I was there. I watched us limp our way out, making decisions which, in retrospect, may have been questionable even if necessary.
But to argue these inexcusably smoothed over abysses in grand detail is not my purpose, because I want to point out how these deliberate omissions work against Williamson – by damaging his credibility. If he can’t acknowledge the bumps and twists and mistakes and that they affected the nation, then why should the reader really trust anything he says? Indeed, if he’s going to present an analysis, rather than a pleasantly rose-colored glasses view of the past, he cannot start with flawed facts.
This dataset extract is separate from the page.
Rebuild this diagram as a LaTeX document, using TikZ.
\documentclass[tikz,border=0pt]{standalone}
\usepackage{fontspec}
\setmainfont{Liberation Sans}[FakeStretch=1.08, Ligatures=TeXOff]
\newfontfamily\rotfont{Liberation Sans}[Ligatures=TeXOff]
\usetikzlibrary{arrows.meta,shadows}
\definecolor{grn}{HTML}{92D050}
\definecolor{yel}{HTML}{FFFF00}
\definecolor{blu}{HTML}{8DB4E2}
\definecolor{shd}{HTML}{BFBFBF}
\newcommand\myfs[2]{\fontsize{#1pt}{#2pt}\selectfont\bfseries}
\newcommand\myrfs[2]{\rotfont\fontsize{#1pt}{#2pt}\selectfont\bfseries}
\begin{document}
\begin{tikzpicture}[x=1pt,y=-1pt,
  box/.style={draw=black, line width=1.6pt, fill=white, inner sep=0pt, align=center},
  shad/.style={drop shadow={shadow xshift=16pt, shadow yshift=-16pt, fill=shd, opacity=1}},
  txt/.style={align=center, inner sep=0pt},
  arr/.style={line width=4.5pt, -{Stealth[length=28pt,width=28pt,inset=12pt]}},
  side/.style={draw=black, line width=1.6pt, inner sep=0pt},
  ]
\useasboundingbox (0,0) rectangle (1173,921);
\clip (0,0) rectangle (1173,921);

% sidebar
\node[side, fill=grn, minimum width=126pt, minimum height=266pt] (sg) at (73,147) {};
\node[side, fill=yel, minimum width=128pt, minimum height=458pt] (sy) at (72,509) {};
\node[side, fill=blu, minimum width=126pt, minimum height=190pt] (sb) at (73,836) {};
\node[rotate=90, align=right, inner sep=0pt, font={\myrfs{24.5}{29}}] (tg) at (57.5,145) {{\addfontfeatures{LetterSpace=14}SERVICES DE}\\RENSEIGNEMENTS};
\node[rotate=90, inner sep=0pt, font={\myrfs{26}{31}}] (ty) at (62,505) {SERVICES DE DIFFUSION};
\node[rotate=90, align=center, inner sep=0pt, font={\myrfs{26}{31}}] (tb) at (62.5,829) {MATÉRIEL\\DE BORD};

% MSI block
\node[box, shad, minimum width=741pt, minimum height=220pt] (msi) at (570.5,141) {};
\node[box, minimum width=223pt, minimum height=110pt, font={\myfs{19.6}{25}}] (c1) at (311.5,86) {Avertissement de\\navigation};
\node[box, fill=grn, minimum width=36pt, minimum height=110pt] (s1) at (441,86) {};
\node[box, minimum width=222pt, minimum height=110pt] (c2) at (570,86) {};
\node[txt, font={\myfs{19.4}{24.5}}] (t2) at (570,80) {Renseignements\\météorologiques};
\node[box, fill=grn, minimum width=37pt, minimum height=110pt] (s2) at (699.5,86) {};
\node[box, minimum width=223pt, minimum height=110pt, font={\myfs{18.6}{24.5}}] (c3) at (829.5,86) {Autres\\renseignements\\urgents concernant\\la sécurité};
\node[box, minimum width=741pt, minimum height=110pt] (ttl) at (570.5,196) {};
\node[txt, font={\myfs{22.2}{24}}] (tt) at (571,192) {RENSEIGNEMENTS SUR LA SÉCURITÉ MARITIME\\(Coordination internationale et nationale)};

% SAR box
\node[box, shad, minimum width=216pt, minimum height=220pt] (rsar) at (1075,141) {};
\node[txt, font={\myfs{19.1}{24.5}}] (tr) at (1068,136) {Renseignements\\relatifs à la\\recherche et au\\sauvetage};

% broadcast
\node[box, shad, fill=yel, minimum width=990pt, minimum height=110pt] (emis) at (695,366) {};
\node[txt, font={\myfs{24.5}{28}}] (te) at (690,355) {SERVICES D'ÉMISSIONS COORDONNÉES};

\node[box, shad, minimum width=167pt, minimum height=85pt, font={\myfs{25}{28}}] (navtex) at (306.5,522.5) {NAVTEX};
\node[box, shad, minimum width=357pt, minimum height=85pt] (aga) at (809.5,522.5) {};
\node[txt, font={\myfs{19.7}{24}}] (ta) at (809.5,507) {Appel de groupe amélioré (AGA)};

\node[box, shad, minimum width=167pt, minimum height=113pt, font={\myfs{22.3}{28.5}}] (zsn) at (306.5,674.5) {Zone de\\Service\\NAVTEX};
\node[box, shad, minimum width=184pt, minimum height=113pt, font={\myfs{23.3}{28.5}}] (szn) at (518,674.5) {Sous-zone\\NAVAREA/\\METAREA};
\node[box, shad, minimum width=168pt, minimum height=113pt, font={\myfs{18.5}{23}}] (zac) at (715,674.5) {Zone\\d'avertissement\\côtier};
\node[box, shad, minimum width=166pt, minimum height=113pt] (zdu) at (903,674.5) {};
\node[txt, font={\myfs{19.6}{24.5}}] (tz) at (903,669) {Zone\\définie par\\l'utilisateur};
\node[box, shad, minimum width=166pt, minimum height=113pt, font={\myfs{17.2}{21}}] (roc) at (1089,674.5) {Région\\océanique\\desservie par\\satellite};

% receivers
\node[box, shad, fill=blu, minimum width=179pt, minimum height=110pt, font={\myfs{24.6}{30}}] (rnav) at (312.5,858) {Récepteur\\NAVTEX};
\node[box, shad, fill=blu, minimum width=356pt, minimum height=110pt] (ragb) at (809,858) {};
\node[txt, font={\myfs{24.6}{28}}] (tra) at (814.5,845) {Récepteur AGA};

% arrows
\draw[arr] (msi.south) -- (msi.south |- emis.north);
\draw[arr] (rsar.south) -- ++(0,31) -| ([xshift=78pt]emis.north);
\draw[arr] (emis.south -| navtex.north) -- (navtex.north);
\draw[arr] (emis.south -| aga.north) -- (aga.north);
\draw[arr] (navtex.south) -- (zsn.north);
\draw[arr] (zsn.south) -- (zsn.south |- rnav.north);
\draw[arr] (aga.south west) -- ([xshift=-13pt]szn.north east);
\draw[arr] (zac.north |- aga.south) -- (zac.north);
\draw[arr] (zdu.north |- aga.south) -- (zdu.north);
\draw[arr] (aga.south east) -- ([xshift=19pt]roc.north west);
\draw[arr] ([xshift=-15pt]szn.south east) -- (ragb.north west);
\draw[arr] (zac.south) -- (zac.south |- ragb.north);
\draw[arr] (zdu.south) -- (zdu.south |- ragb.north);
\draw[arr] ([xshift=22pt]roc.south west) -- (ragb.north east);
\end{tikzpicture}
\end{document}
And it’s a pity, as I thought this insight – true or not – concerning partisans was interesting:
At that level, this is about something other than politics per se. I have spent about 30 years covering political protests of various kinds, and, of course, people rarely show up at a protest because they are happy about something. But many of the people one encounters at such events (from Occupy Wall Street to the tea-party rallies) are categorically unhappy, bereft and adrift in a way that is only tangentially related to politics. They turn to politics to provide a sense of meaning that might once have been provided by family or religion, two anchors from which many of us enlightened moderns have cut ourselves away. But politics provides a sense of meaning only when we convince ourselves that there is a great deal at stake. I do not know how many planning-and-zoning meetings I have been to, how many suburban school-board meetings and small-town municipal board meetings. Rarely does one get the sense that there is much that is urgent going on. They are boring, and, generally, free of drama. (Not always. A visit with the San Bernardino, Calif., city leadership will cause one to despair for democracy.) That isn’t very much compared to communing with God or being a father. The people who fall into politics as a source of personal meaning must believe that what’s at stake is . . . everything . . . or at least something meaningful, otherwise — well, that’s obvious enough. Political fanaticism is not rooted in ideology. It is the hollow clanging sound that social life makes when banging up against an empty soul.
Although, on a second reading, the ending reads as more patronizing than anything. There’s a point to be made that most of us think we’re the center of the Universe, or that our concerns are vital to the greater community, and often that’s just not so. But this is more of an effort, I think, to discredit partisans in hopes of discouraging the newcomers, who, according to polls, are generally more Democratic than Republican. Portray those who concern themselves with the parties as being an “empty soul,” and maybe some of those darn new Democrats will be intimidated into leaving.